From what I've read, standard delivery will result in the items being left inside the building near the ground floor entrance (at the portal). Is this true or am I reading this too literally. I merely want the items delivered into my kitchen with the ability to inspect and sign for delivery.

Can anyone recommend any good suppliers or should I try to do a deal with the local Expert store as I am buying washing machine, dishwasher and Fridge / Freezer. I am in El Campello.

Thanks in advance.


----------



## xabiaxica (Jun 23, 2009)

tmarshall57 said:


> What is the practice in Spain regarding delivery of heavy items such as white goods? I have a new apartment on 9th floor of a building with lifts. I don't need the appliances installed and I have no appliances to remove.
> 
> From what I've read, standard delivery will result in the items being left inside the building near the ground floor entrance (at the portal). Is this true or am I reading this too literally. I merely want the items delivered into my kitchen with the ability to inspect and sign for delivery.
> 
> ...


I've never heard of white goods being dumped at the entrance to the building!
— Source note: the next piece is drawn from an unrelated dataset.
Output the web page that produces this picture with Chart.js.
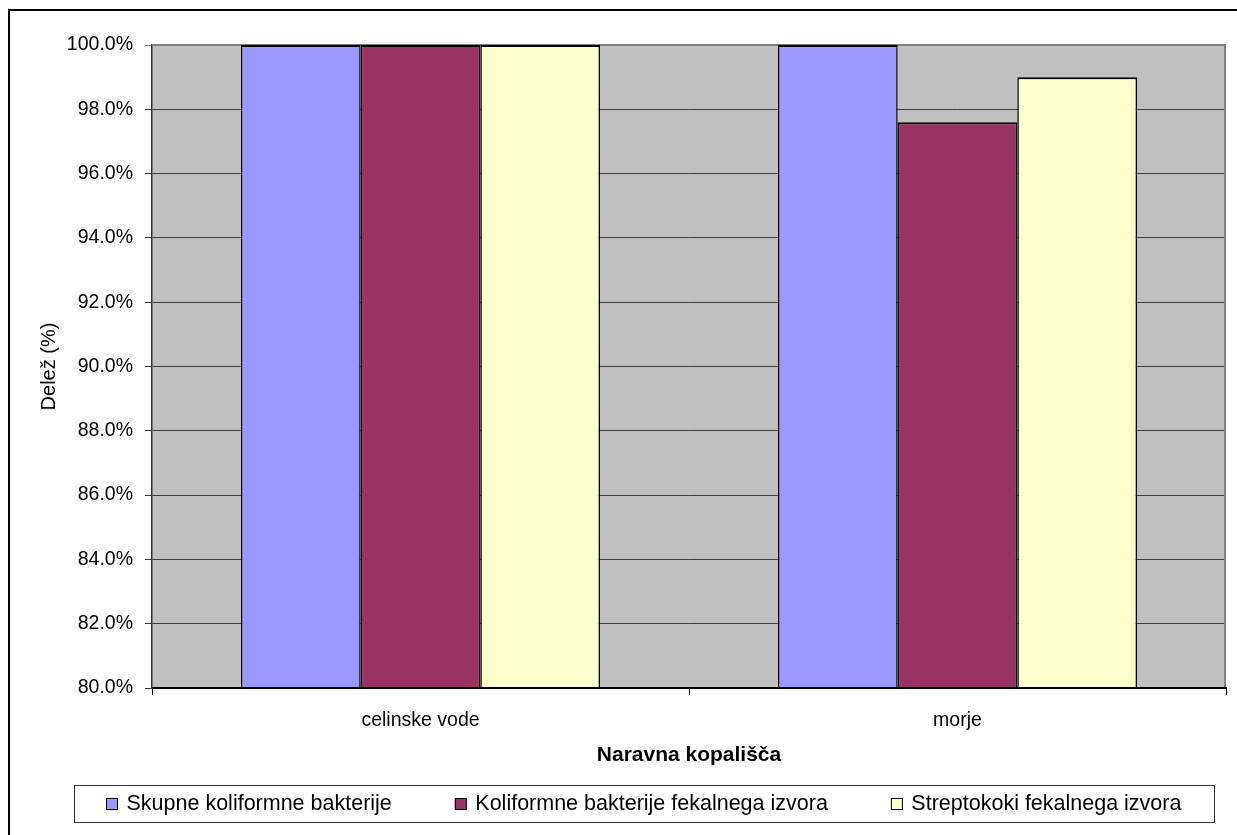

Far more usual is that they will go 'above & beyond' to deliver them to the site of installation, install, make sure they're working, that you know how to use them, take all packaging away, clean up any mess & remove old appliances!


----------



## tmarshall57 (Jan 17, 2017)

xabiachica said:


> I've never heard of white goods being dumped at the entrance to the building!
> 
> Far more usual is that they will go 'above & beyond' to deliver them to the site of installation, install, make sure they're working, that you know how to use them, take all packaging away, clean up any mess & remove old appliances!


Thanks for the quick response. My question was based on seeing text similar to the following on a number of online websites.

*Gran Electrodoméstico*
_El producto será entregado siempre en el portal o puerta de entrada de su domicilio. En ningún caso el transporte tiene la obligación de subir el producto a pisos o introducirlo en el domicilio del cliente. Tenga en cuenta este aspecto, sobre todo cuando el producto pedido sea muy pesado, para evitar incidencias en las entregas y su recepción sea lo más satisfactoria posible._


----------



## Pesky Wesky (May 10, 2009)

I've never heard of that happening either.
I suppose you just have to make it clear that you live in a 9th floor flat and ask them before you waste time choosing if they deliver to the actual flat. Friends of mine in Madrid in a fourth floor flat with no lift did buy a freezer that just didn't fit round the stairs. It had to be taken back and a different model was bought, so that's something to keep in mind - will it go round the stairs/ fit into the lift/ fit through doorways etc.
As to the instalation you're far better getting that done for you. It's free and the instalation is then guaranteed too.
My local Expert was great, but it closed down... I bought the washing machine from a local independent trader. Bought Saturday pm and it was delivered and installed on Monday pm.


----------



## tmarshall57 (Jan 17, 2017)

Thanks for your responses. The company did confirm that basic delivery (10 - 20 € per item) did indeed mean unloading at the front door of the apartment block.

I visited Expert in St Joan d'Alicant and negotiated a good price for a washing machine, dishwasher and fridge freezer, all delivered at no additional cost into my kitchen 15 hours later with some surprise expressed that I was going to install them. I would recommend Expert.


----------



## xabiaxica (Jun 23, 2009)

tmarshall57 said:


> Thanks for your responses. The company did confirm that basic delivery (10 - 20 € per item) did indeed mean unloading at the front door of the apartment block.
> 
> I visited Expert in St Joan d'Alicant and negotiated a good price for a washing machine, dishwasher and fridge freezer, all delivered at no additional cost into my kitchen 15 hours later with some surprise expressed that I was going to install them. I would recommend Expert.


I didn't realise when you first posted that you meant to order online. A delivery courier (as it's likely to be) wouldn't of course install nor take it further than your front door.

It's always better to use a local company anyway, imo.


----------



## piersuk (Nov 13, 2015)

Our local company delivered Fridge Freezer 3 flights of stairs, unpackaged it, took the packaging and the old fridge, worked out same price as Media Markt without any delivery option. 
An unusual concept but local is generally better for the likes of white goods in Spain.


----------